CNN reported that the White House is insisting the new rule “doesn’t favor electric vehicles over other types of vehicles” — as the Biden administration targets EV sales at two-thirds of the auto market within eight years.
Ultimately, the rule trades gasoline for coal. Self-satisfied EV owners, after all, are driving vehicles generally powered by coal and natural gas. You can only get so far on rainbows and sunshine and wind at your local flawed charging station.
Speaking of sunshine, Biden’s press team at The New York Times spent plenty of column space blowing it up their readers’ windmills. In extolling the virtues of the administration’s climate standard, the Times exclaimed:
That would avoid more than seven billion tons of carbon dioxide emissions over the next 30 years, according to the E.P.A. That’s the equivalent of removing a year’s worth of all the greenhouse gases generated by the United States, the country that has historically pumped the most carbon dioxide into the atmosphere. The regulation would provide nearly $100 billion in annual net benefits to society, according to the agency, including $13 billion of annual public health benefits thanks to improved air quality.
Why, it sounds too good to be true. Probably because it is.
The Times was forced to acknowledge some inconvenient truths that the left tends to avoid like a MAGA hat.
“The transition to electric vehicles would require enormous changes in manufacturing, infrastructure, technology, labor, global trade and consumer habits,” the publication notes.

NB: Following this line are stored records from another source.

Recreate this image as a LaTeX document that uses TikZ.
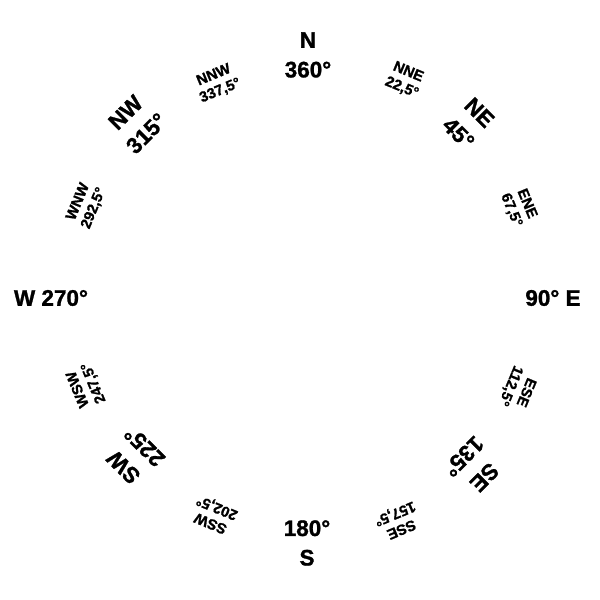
\documentclass[tikz,border=0pt]{standalone}
\usepackage{fontspec}
\setmainfont{Liberation Sans}[BoldFeatures={FakeBold=1.2}]

\begin{document}
\begin{tikzpicture}[
      x=0.025cm, y=-0.025cm,
      major/.style={font=\bfseries\fontsize{16}{21}\selectfont, align=center, inner sep=0pt},
      minor/.style={font=\bfseries\fontsize{10.5}{12}\selectfont, align=center, inner sep=0pt}]
    \useasboundingbox (0,0) rectangle (600,600);
    \node[major] (n) at (308,55) {N\\360°};
    \node[minor, rotate=-22.5] (nne) at (405,80) {NNE\\22,5°};
    \node[major, rotate=-45] (ne) at (469,123) {NE\\45°};
    \node[minor, rotate=-67.5] (ene) at (519,207) {ENE\\67,5°};
    \node[major] (e) at (553,298) {90° E};
    \node[minor, rotate=-112.5] (ese) at (518,389) {ESE\\112,5°};
    \node[major, rotate=-135] (se) at (474,467) {SE\\135°};
    \node[minor, rotate=-157.5] (sse) at (398,521) {SSE\\157,5°};
    \node[major] (s) at (307,543) {180°\\S};
    \node[minor, rotate=-202.5] (ssw) at (214,515) {SSW\\202,5°};
    \node[major, rotate=-225] (sw) at (134,457) {SW\\225°};
    \node[minor, rotate=-247.5] (wsw) at (86,386) {WSW\\247,5°};
    \node[major] (w) at (51,298) {W 270°};
    \node[minor, rotate=-292.5] (wnw) at (86,205) {WNW\\292,5°};
    \node[major, rotate=-315] (nw) at (136,123) {NW\\315°};
    \node[minor, rotate=-337.5] (nnw) at (217,83) {NNW\\337,5°};
  \end{tikzpicture}
\end{document}
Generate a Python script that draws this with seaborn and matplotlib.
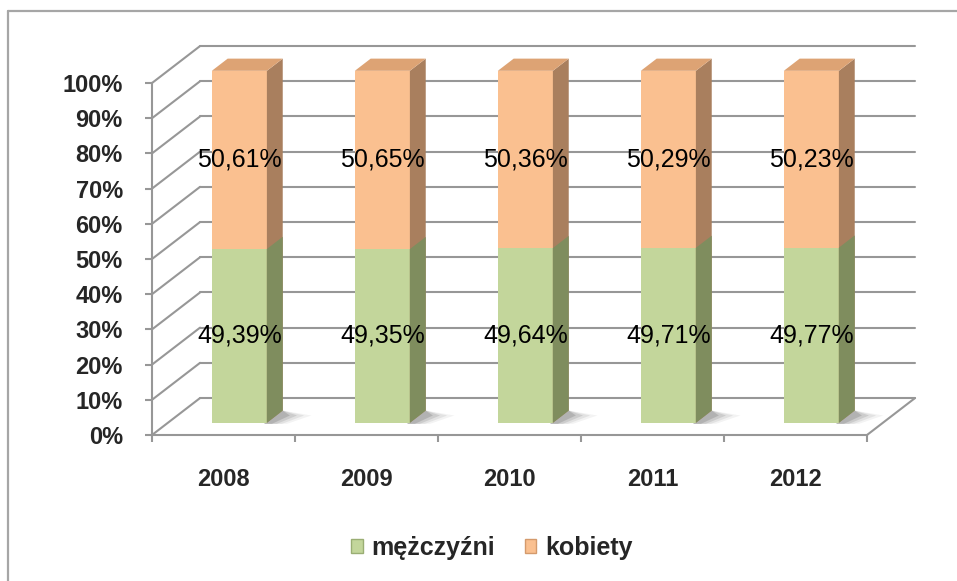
import matplotlib
matplotlib.use("Agg")
import matplotlib.pyplot as plt
import seaborn as sns
from matplotlib.patches import Polygon, Patch
from matplotlib.lines import Line2D

# dane: udział płci w populacji (%)
years = ["2008", "2009", "2010", "2011", "2012"]
men = [49.39, 49.35, 49.64, 49.71, 49.77]
women = [50.61, 50.65, 50.36, 50.29, 50.23]
series_names = ["mężczyźni", "kobiety"]
y_ticks = [0, 10, 20, 30, 40, 50, 60, 70, 80, 90, 100]

total = [m + w for m, w in zip(men, women)]

green_front, green_side = "#C3D69B", "#7F8D5E"
orange_front, orange_side, orange_top = "#FAC090", "#A97F5E", "#DDA374"
grid_col = "#979797"

sns.set_style("white")
plt.rcParams["font.family"] = ["Liberation Sans", "DejaVu Sans"]

fig = plt.figure(figsize=(9.57, 5.81), dpi=100)
ax = fig.add_axes([0.15883, 0.25129, 0.81296, 0.69707])

# głębokość "3D" w jednostkach danych
depth_x, depth_y = 0.336, 10.5
off_x, off_y = 0.33 * depth_x, 0.33 * depth_y      # przesunięcie słupka w głąb
bar_dx, bar_dy = 0.33 * depth_x, 0.33 * depth_y    # grubość słupka
bw = 0.385
n = len(years)

# ściany: siatka na lewej i tylnej ścianie, podłoga
for v in y_ticks:
    ax.plot([-0.5, -0.5 + depth_x], [v, v + depth_y], color=grid_col, lw=1.5, zorder=0.5, clip_on=False)
    ax.plot([-0.5 + depth_x, n - 0.5 + depth_x], [v + depth_y, v + depth_y],
            color=grid_col, lw=1.5, zorder=0.5, clip_on=False)
ax.plot([n - 0.5, n - 0.5 + depth_x], [0, depth_y], color=grid_col, lw=1.5, zorder=0.5, clip_on=False)

# słupki: najpierw całość (kobiety na wierzchu), potem mężczyźni
sns.barplot(x=years, y=total, color=orange_front, saturation=1, width=bw,
            errorbar=None, edgecolor="none", ax=ax)
sns.barplot(x=years, y=men, color=green_front, saturation=1, width=bw,
            errorbar=None, edgecolor="none", ax=ax)

orange_bars = ax.patches[:n]
green_bars = ax.patches[n:2 * n]

for ob, gb, m, w in zip(orange_bars, green_bars, men, women):
    for p in (ob, gb):
        p.set_x(p.get_x() + off_x)
        p.set_y(p.get_y() + off_y)
        p.set_zorder(3)
    x0 = ob.get_x()
    x1 = x0 + ob.get_width()
    y0 = ob.get_y()
    ym = y0 + gb.get_height()
    yt = y0 + ob.get_height()

    # cień na podłodze (kilka warstw dla rozmycia)
    for k, a in enumerate([0.08, 0.12, 0.18, 0.26]):
        s = 0.2 * (4 - k) / 4
        ax.add_patch(Polygon([(x1 - 0.02, y0 - 0.3), (x1 + bar_dx, y0 + bar_dy),
                              (x1 + bar_dx + s, y0 + bar_dy * 0.6), (x1 + s * 0.7, y0 - 0.3)],
                             closed=True, color="#6a6a6a", alpha=a, lw=0, zorder=1))
    # boki
    ax.add_patch(Polygon([(x1, y0), (x1 + bar_dx, y0 + bar_dy), (x1 + bar_dx, yt + bar_dy), (x1, yt)],
                         closed=True, color=orange_side, lw=0, zorder=3))
    ax.add_patch(Polygon([(x1, y0), (x1 + bar_dx, y0 + bar_dy), (x1 + bar_dx, ym + bar_dy), (x1, ym)],
                         closed=True, color=green_side, lw=0, zorder=3.1))
    # góra
    ax.add_patch(Polygon([(x0, yt), (x1, yt), (x1 + bar_dx, yt + bar_dy), (x0 + bar_dx, yt + bar_dy)],
                         closed=True, color=orange_top, lw=0, zorder=3.1))

    cx = x0 + ob.get_width() / 2
    ax.text(cx, (y0 + ym) / 2, f"{m:.2f}%".replace(".", ","), ha="center", va="center",
            fontsize=18, color="black", zorder=5)
    ax.text(cx, (ym + yt) / 2, f"{w:.2f}%".replace(".", ","), ha="center", va="center",
            fontsize=18, color="black", zorder=5)

ax.set_xlim(-0.5, 4.9406)
ax.set_ylim(0, 115.06)
ax.set_xlabel("")
ax.set_ylabel("")

for side in ["top", "right"]:
    ax.spines[side].set_visible(False)
for side in ["left", "bottom"]:
    ax.spines[side].set_color(grid_col)
    ax.spines[side].set_linewidth(1.5)
ax.spines["left"].set_bounds(0, 100)
ax.spines["bottom"].set_bounds(-0.5, n - 0.5)

ax.set_yticks(y_ticks, labels=[f"{v}%" for v in y_ticks])
ax.tick_params(axis="y", left=True, direction="out", length=5, width=1.5, color=grid_col,
               pad=16, labelsize=17)
for t in ax.get_yticklabels():
    t.set_fontweight("bold")

ax.set_xticks([i - 0.5 for i in range(n + 1)], labels=[""] * (n + 1))
ax.set_xticks(range(n), labels=years, minor=True)
ax.tick_params(axis="x", which="major", bottom=True, direction="out", length=5, width=1.5, color=grid_col)
ax.tick_params(axis="x", which="minor", bottom=True, length=0, pad=24, labelsize=17)
for t in ax.get_xticklabels(minor=True):
    t.set_fontweight("bold")

handles = [Patch(facecolor=green_front, edgecolor="#9AAE74", label=series_names[0]),
           Patch(facecolor=orange_front, edgecolor="#D49A6C", label=series_names[1])]
fig.legend(handles=handles, loc="center", bbox_to_anchor=(492 / 957, 1 - 548 / 581), ncol=2,
           frameon=False, prop={"size": 18, "weight": "bold"}, handlelength=0.45, handleheight=0.45,
           handletextpad=0.35, columnspacing=1.2)

# ramka wykresu
fig.add_artist(Line2D([8 / 957, 1], [1 - 11 / 581, 1 - 11 / 581], color="#A6A6A6", lw=1.6))
fig.add_artist(Line2D([8 / 957, 8 / 957], [0, 1 - 11 / 581], color="#A6A6A6", lw=1.6))

fig.savefig("out.png", dpi=100)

And while the U.S. continues to do the heavy lifting on carbon, mega polluters like China will do what they do best.
File all of that under pricey and painful, and the unnecessary kind of pain that only a self-loathing masochist could love.
Now that’s a bloodbath for consumers — and for the environment the climate cult claims it’s laboring to save.
“The Biden Administration is using executive orders to push this EV mandate because he knows Congress won’t pass it and because the American people don’t support it,” Daniel Turner, founder and executive director for Power The Future, said in a statement. “If EVs are as popular as Joe Biden claims, he wouldn’t have to force them through executive fiat or prop them up with taxpayer subsidies. With layoffs of workers, billions in losses, and CEO’s losing their jobs, it’s clear the electric vehicle bloodbath has already begun.”